If we fix #439, then we can fix this issue without needing to change CrsGraph semantics. In particular, CrsGraph could still compute its Import from the domain Map to the (entire, with locals too) column Map, and code that relies on this Import could work unchanged. Sparse matrix-vector multiply implementations, such as those in CrsMatrix and BlockCrsMatrix (see #424), could then do coarse-grained overlap as follows:
- Start a nonblocking Import of the remotes
- Import the locals (if necessary)
- Do the local part of the mat-vec
- Finish the nonblocking Import of the remotes
- Do the remote part of the mat-vec (in place, in the row Map vector -- hence coarse-grained overlap)
- Do an analogous procedure to overlap the Export, if an Export is needed (if row Map != range Map)
The "if necessary" remark on Step 2 relates to whether the domain Map is "fitted" to the column Map (see #437 (closed) for a definition of "fitted"). If so, the local entries of the input vector would not need to be copied (see #435 and #436). If not, they would need to be copied (and/or permuted), but this copy could be per process. For example, processes with the same number of local entries and no entries that need permutation, would not need to make a copy: the local part of the mat-vec could just take the original input (multi)vector pointer as input. (In fact, the domain Map need not even be fitted; that's sufficient but not necessary.)

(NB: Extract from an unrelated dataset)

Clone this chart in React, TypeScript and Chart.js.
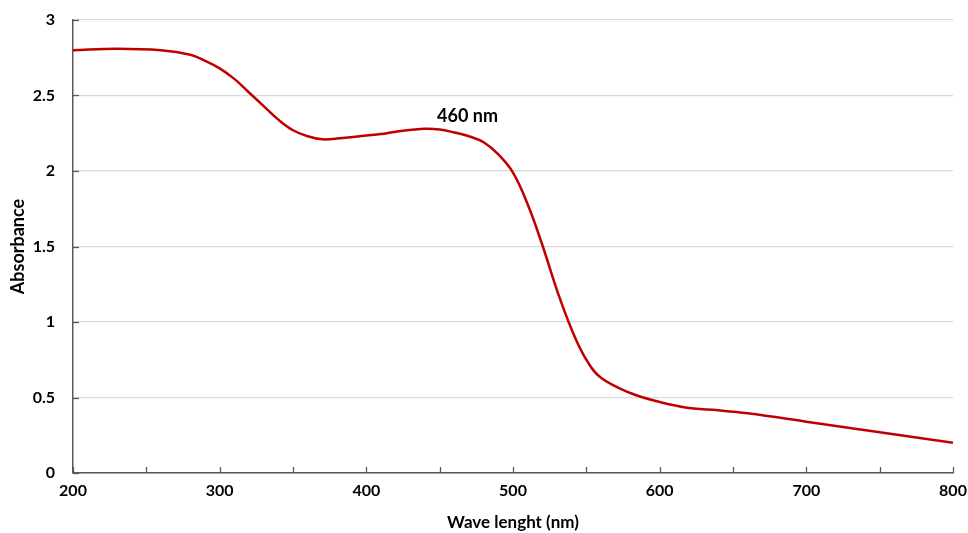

This approach has the following benefits over one that uses a different Import than the CrsGraph's domain -> column Map Import:
- CrsGraph's Import retains its current meaning
- Neither the graph nor the matrix would need to compute a new Import object just for the remotes
- This approach would work for any domain and column Maps, and in fact for any range and row Maps
In particular, this approach would work regardless of whether the domain Map is fitted to the column Map. The graph or matrix would not need to do any extra all-reduces to figure out if the Maps are fitted on all processes.